Anyone who doesn't know this leading zero stupidity perpetrated by C reads 070 as "seventy".

Even 78, 68, 58, 48, ... would be better, and also take 3 characters:

  #define WRITE64BE(P, V)          \
    ((P)[0] = ((V) >> 7*8) & 0xFF, \
     (P)[1] = ((V) >> 6*8) & 0xFF, \
     (P)[2] = ((V) >> 5*8) & 0xFF, \
     (P)[3] = ((V) >> 4*8) & 0xFF, \
     (P)[4] = ((V) >> 3*8) & 0xFF, \
     (P)[5] = ((V) >> 2*8) & 0xFF, \
     (P)[6] = ((V) >>   8) & 0xFF, \
     (P)[7] =  (V)         & 0xFF, (P) + 8)

though we are relying on knowing that * has higher precedence than >>.
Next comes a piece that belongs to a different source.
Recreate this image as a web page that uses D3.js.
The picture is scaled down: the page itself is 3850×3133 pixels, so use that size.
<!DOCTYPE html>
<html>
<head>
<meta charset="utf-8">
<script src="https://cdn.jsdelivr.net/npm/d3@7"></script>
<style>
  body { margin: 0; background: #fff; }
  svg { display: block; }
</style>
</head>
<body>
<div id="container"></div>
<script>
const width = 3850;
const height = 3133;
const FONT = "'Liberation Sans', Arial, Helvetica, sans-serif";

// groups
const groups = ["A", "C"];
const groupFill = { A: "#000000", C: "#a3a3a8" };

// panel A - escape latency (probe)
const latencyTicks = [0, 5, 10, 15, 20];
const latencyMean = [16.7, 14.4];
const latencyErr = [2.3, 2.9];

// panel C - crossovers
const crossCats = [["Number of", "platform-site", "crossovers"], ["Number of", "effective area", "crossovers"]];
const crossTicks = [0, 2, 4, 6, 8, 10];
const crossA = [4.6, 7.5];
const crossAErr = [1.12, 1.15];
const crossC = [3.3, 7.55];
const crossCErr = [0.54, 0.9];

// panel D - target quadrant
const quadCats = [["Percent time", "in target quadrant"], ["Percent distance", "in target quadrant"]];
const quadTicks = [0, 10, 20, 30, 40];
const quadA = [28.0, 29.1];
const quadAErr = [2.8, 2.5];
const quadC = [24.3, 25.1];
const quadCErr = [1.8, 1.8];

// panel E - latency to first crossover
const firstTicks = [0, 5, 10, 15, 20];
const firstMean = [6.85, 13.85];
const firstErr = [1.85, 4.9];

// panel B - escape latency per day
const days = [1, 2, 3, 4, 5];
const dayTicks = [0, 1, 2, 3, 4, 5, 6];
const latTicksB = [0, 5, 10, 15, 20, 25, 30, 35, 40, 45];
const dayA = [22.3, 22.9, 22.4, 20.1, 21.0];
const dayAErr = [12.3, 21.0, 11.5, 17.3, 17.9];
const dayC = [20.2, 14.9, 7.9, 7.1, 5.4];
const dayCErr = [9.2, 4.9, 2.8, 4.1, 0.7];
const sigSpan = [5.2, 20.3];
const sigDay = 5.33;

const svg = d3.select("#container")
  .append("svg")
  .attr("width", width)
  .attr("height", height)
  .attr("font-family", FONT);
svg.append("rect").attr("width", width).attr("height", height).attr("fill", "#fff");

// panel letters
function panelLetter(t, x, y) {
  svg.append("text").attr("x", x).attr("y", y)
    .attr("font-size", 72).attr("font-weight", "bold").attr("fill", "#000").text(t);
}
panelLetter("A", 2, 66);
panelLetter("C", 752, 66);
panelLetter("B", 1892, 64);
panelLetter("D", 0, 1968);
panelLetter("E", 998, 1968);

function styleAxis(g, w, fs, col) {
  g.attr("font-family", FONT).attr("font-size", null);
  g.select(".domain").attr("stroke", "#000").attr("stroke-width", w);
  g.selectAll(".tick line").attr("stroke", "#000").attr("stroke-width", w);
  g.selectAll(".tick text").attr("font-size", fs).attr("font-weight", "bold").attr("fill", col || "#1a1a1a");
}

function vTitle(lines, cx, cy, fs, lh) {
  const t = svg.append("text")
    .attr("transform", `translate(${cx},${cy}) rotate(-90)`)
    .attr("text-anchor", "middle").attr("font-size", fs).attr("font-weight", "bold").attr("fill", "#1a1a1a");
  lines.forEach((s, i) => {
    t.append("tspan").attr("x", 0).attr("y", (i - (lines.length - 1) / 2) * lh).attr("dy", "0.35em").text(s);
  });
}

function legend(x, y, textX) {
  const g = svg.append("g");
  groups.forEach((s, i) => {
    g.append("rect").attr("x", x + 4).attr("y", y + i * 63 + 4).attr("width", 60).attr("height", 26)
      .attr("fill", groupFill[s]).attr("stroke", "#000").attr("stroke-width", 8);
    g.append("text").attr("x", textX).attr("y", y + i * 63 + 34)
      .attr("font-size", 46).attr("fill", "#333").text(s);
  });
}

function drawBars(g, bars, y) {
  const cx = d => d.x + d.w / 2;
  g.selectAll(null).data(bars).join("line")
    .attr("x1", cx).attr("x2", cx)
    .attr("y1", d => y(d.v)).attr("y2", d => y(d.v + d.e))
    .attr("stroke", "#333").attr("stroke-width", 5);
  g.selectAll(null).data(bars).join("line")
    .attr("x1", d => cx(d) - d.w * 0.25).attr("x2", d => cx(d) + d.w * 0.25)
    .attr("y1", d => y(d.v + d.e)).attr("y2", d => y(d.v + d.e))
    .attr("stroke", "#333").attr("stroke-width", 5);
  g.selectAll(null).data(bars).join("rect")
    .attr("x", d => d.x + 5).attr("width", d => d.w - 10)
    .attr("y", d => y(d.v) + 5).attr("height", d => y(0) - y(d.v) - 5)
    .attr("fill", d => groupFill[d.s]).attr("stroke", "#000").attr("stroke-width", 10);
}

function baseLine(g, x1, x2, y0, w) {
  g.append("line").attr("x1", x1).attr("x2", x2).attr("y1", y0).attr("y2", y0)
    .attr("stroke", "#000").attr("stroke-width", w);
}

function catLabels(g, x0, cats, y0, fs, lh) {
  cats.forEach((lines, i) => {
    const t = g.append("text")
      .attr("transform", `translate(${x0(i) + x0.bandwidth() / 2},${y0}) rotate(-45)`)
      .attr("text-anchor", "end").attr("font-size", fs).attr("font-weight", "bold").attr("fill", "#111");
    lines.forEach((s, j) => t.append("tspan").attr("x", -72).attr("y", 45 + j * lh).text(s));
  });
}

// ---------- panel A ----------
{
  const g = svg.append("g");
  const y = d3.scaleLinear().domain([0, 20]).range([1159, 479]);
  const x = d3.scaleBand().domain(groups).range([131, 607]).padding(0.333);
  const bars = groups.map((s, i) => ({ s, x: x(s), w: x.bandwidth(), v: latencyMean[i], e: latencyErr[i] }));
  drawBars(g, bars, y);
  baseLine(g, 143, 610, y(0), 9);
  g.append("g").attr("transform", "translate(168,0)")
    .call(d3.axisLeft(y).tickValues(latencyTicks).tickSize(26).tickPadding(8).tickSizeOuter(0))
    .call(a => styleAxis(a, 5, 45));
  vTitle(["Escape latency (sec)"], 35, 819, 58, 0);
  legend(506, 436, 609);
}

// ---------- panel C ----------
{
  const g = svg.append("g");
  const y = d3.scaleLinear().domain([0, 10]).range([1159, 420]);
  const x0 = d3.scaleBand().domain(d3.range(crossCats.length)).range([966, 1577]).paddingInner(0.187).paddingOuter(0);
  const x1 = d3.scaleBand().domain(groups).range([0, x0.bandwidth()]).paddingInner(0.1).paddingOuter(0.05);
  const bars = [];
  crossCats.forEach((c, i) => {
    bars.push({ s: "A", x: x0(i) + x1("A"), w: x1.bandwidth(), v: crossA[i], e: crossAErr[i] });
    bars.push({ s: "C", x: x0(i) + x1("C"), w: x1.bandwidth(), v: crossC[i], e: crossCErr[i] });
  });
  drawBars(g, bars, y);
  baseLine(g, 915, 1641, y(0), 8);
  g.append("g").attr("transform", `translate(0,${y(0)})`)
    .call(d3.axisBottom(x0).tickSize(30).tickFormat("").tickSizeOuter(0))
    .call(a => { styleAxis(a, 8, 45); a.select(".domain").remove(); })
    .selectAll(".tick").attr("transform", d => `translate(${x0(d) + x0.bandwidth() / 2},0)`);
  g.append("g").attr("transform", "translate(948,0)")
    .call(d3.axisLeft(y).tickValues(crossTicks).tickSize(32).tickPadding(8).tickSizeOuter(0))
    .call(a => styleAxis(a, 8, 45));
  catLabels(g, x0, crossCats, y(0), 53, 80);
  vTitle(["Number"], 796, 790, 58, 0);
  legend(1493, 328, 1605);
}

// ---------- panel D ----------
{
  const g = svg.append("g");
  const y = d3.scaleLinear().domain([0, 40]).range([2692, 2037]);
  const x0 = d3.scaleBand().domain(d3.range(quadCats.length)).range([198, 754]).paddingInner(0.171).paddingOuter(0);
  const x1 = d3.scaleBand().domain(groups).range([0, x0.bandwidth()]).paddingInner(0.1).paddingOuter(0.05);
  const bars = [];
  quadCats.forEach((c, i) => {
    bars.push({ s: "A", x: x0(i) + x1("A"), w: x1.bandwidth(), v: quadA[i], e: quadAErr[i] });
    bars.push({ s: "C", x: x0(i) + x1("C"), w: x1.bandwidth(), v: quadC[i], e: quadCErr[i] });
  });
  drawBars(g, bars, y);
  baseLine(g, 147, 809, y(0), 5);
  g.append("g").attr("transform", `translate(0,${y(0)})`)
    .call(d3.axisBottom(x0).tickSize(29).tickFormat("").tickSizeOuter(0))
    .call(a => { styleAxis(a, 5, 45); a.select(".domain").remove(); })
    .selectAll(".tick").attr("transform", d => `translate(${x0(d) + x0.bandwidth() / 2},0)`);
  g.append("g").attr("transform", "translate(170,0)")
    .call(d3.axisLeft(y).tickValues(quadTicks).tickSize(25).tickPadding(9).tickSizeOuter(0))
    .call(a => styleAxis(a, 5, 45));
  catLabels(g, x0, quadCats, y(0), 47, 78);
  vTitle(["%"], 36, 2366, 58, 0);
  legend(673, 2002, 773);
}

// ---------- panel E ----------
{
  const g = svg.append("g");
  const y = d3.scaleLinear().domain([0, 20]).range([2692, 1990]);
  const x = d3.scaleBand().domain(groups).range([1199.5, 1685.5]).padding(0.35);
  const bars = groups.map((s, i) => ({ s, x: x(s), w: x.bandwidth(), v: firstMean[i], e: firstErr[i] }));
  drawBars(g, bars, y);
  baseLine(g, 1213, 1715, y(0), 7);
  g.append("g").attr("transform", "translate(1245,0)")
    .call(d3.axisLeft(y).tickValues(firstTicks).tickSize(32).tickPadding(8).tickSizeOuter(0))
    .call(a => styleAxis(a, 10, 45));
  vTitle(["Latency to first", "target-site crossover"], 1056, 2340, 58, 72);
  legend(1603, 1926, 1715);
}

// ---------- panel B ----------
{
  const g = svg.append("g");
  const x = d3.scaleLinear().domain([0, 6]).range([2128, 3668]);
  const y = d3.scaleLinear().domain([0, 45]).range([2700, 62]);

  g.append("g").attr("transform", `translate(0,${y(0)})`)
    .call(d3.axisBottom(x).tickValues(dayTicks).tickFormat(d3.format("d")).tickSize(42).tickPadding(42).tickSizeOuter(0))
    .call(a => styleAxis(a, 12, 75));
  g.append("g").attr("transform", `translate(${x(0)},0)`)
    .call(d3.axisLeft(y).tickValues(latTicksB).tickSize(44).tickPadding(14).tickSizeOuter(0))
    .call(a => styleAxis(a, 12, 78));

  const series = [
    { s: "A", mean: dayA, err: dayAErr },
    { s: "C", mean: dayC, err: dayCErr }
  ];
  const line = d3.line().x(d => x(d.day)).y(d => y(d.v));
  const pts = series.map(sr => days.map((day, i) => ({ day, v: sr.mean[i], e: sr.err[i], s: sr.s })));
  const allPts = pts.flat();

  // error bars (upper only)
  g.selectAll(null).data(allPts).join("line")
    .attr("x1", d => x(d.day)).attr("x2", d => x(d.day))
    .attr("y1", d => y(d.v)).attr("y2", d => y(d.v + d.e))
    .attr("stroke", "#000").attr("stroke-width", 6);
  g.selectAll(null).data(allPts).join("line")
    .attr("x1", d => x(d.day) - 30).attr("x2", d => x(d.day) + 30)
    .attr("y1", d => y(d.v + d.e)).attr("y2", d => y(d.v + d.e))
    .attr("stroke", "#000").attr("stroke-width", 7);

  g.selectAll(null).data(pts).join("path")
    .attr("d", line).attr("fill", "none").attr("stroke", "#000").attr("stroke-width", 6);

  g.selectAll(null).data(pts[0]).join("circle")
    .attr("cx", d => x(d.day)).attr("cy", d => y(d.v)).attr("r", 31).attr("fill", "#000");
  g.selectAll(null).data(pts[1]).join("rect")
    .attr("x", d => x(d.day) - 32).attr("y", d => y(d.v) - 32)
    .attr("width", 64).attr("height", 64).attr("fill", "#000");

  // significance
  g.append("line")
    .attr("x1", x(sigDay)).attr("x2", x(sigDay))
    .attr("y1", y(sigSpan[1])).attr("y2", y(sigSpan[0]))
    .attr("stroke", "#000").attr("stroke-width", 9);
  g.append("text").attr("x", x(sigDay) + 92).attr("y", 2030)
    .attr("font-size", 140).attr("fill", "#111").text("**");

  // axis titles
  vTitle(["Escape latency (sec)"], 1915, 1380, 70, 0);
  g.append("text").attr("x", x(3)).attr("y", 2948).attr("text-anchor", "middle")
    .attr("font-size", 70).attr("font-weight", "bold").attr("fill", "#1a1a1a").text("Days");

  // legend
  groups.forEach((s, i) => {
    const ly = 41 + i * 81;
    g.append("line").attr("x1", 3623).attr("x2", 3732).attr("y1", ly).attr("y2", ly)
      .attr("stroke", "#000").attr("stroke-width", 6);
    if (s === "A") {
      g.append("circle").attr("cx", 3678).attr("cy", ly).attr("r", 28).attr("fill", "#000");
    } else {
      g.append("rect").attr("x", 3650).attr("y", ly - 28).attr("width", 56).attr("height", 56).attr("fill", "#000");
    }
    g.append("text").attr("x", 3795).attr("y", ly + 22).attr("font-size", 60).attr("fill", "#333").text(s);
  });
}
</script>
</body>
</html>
Supplementary note: when we have the 0xFF in this position, and P has type "unsigned char", we can remove it. If P is unsigned char, the & 0xFF does nothing, except on machines where chars are wider than 8 bits. These fall into two categories: historic museum hardware your code will never run on and DSP chips. On DSP chips, bytes wider than 8 doesn't mean 9 or 10, but 16 or more. Simply doing & 0xFF may not make the code work. You may have to pack the code into 16 bit bytes in the right byte order. (Been there and done that. E.g. I worked on an ARM platform that had a TeakLite III DSP, where that sort of thing was done in communicating data between the host and the DSP).

So we are actually okay with:

  #define WRITE64BE(P, V) \
    ((P)[0] = (V) >> 56), \
     (P)[1] = (V) >> 48), \
     (P)[2] = (V) >> 40), \
     (P)[3] = (V) >> 32), \
     (P)[4] = (V) >> 24), \
     (P)[5] = (V) >> 16), \
     (P)[6] = (V) >>  8), \
     (P)[7] = (V)       , (P) + 8)

> Now you don't need to use those APIs because you know the secret.

Was that a desired outcome? The endian.3 and byteorder.3 manual pages make it easy.